[WHAT YOU WILL DO]
Repeat the material exactly, leaving nothing out.

[RAW DATA]
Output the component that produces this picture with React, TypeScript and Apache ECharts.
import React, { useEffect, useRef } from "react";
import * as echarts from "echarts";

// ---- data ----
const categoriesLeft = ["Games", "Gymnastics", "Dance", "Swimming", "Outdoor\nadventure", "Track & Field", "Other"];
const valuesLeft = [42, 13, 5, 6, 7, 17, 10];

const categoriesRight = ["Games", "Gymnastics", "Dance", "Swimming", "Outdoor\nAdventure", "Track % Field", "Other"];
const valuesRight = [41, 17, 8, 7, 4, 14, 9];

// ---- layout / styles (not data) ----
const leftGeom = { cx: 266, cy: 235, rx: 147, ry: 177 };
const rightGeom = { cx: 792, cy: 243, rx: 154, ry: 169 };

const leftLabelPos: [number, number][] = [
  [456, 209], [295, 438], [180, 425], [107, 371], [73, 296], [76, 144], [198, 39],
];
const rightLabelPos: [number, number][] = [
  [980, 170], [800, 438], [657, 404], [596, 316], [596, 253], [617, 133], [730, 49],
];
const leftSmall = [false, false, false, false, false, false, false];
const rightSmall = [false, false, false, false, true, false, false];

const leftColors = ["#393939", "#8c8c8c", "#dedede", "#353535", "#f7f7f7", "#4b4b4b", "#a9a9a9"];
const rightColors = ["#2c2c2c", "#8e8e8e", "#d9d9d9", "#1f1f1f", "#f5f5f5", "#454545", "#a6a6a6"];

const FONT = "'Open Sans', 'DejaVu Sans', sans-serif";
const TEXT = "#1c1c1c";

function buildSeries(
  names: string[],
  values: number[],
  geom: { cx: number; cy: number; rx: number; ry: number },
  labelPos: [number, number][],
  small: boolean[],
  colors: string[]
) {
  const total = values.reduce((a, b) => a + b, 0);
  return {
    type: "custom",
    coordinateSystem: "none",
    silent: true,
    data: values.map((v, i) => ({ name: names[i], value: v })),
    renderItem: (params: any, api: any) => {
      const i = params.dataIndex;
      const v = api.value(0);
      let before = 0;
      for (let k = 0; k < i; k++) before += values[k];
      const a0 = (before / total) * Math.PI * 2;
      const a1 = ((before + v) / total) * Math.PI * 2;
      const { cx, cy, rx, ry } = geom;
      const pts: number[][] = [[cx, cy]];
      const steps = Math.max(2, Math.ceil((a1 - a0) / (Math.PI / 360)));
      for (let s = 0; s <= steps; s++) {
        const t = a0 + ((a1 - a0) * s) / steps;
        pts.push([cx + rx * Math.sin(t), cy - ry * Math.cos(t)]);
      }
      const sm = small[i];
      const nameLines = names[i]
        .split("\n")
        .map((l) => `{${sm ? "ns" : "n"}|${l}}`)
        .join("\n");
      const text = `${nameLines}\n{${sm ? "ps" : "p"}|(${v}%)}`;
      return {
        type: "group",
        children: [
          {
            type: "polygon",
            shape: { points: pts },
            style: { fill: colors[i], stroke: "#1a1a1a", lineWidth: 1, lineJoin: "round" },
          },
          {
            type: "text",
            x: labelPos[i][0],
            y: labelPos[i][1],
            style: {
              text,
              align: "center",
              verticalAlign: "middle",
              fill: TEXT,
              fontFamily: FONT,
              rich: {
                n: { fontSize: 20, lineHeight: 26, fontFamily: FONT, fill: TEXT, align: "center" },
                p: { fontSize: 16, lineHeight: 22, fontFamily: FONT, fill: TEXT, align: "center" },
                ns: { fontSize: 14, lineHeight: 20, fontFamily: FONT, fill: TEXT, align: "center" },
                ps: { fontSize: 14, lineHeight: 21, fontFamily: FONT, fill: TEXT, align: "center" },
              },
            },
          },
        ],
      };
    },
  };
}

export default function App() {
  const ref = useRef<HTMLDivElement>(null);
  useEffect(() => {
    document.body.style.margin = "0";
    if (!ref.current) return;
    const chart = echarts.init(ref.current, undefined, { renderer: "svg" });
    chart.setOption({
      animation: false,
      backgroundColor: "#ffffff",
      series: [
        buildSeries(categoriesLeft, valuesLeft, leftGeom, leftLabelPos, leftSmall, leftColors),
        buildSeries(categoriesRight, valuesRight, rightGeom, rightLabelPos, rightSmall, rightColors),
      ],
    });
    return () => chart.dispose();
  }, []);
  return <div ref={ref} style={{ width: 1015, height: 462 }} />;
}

[FINISHED TASK]
Output the component that produces this picture with React, TypeScript and Apache ECharts.
import React, { useEffect, useRef } from "react";
import * as echarts from "echarts";

// ---- data ----
const categoriesLeft = ["Games", "Gymnastics", "Dance", "Swimming", "Outdoor\nadventure", "Track & Field", "Other"];
const valuesLeft = [42, 13, 5, 6, 7, 17, 10];

const categoriesRight = ["Games", "Gymnastics", "Dance", "Swimming", "Outdoor\nAdventure", "Track % Field", "Other"];
const valuesRight = [41, 17, 8, 7, 4, 14, 9];

// ---- layout / styles (not data) ----
const leftGeom = { cx: 266, cy: 235, rx: 147, ry: 177 };
const rightGeom = { cx: 792, cy: 243, rx: 154, ry: 169 };

const leftLabelPos: [number, number][] = [
  [456, 209], [295, 438], [180, 425], [107, 371], [73, 296], [76, 144], [198, 39],
];
const rightLabelPos: [number, number][] = [
  [980, 170], [800, 438], [657, 404], [596, 316], [596, 253], [617, 133], [730, 49],
];
const leftSmall = [false, false, false, false, false, false, false];
const rightSmall = [false, false, false, false, true, false, false];

const leftColors = ["#393939", "#8c8c8c", "#dedede", "#353535", "#f7f7f7", "#4b4b4b", "#a9a9a9"];
const rightColors = ["#2c2c2c", "#8e8e8e", "#d9d9d9", "#1f1f1f", "#f5f5f5", "#454545", "#a6a6a6"];

const FONT = "'Open Sans', 'DejaVu Sans', sans-serif";
const TEXT = "#1c1c1c";

function buildSeries(
  names: string[],
  values: number[],
  geom: { cx: number; cy: number; rx: number; ry: number },
  labelPos: [number, number][],
  small: boolean[],
  colors: string[]
) {
  const total = values.reduce((a, b) => a + b, 0);
  return {
    type: "custom",
    coordinateSystem: "none",
    silent: true,
    data: values.map((v, i) => ({ name: names[i], value: v })),
    renderItem: (params: any, api: any) => {
      const i = params.dataIndex;
      const v = api.value(0);
      let before = 0;
      for (let k = 0; k < i; k++) before += values[k];
      const a0 = (before / total) * Math.PI * 2;
      const a1 = ((before + v) / total) * Math.PI * 2;
      const { cx, cy, rx, ry } = geom;
      const pts: number[][] = [[cx, cy]];
      const steps = Math.max(2, Math.ceil((a1 - a0) / (Math.PI / 360)));
      for (let s = 0; s <= steps; s++) {
        const t = a0 + ((a1 - a0) * s) / steps;
        pts.push([cx + rx * Math.sin(t), cy - ry * Math.cos(t)]);
      }
      const sm = small[i];
      const nameLines = names[i]
        .split("\n")
        .map((l) => `{${sm ? "ns" : "n"}|${l}}`)
        .join("\n");
      const text = `${nameLines}\n{${sm ? "ps" : "p"}|(${v}%)}`;
      return {
        type: "group",
        children: [
          {
            type: "polygon",
            shape: { points: pts },
            style: { fill: colors[i], stroke: "#1a1a1a", lineWidth: 1, lineJoin: "round" },
          },
          {
            type: "text",
            x: labelPos[i][0],
            y: labelPos[i][1],
            style: {
              text,
              align: "center",
              verticalAlign: "middle",
              fill: TEXT,
              fontFamily: FONT,
              rich: {
                n: { fontSize: 20, lineHeight: 26, fontFamily: FONT, fill: TEXT, align: "center" },
                p: { fontSize: 16, lineHeight: 22, fontFamily: FONT, fill: TEXT, align: "center" },
                ns: { fontSize: 14, lineHeight: 20, fontFamily: FONT, fill: TEXT, align: "center" },
                ps: { fontSize: 14, lineHeight: 21, fontFamily: FONT, fill: TEXT, align: "center" },
              },
            },
          },
        ],
      };
    },
  };
}

export default function App() {
  const ref = useRef<HTMLDivElement>(null);
  useEffect(() => {
    document.body.style.margin = "0";
    if (!ref.current) return;
    const chart = echarts.init(ref.current, undefined, { renderer: "svg" });
    chart.setOption({
      animation: false,
      backgroundColor: "#ffffff",
      series: [
        buildSeries(categoriesLeft, valuesLeft, leftGeom, leftLabelPos, leftSmall, leftColors),
        buildSeries(categoriesRight, valuesRight, rightGeom, rightLabelPos, rightSmall, rightColors),
      ],
    });
    return () => chart.dispose();
  }, []);
  return <div ref={ref} style={{ width: 1015, height: 462 }} />;
}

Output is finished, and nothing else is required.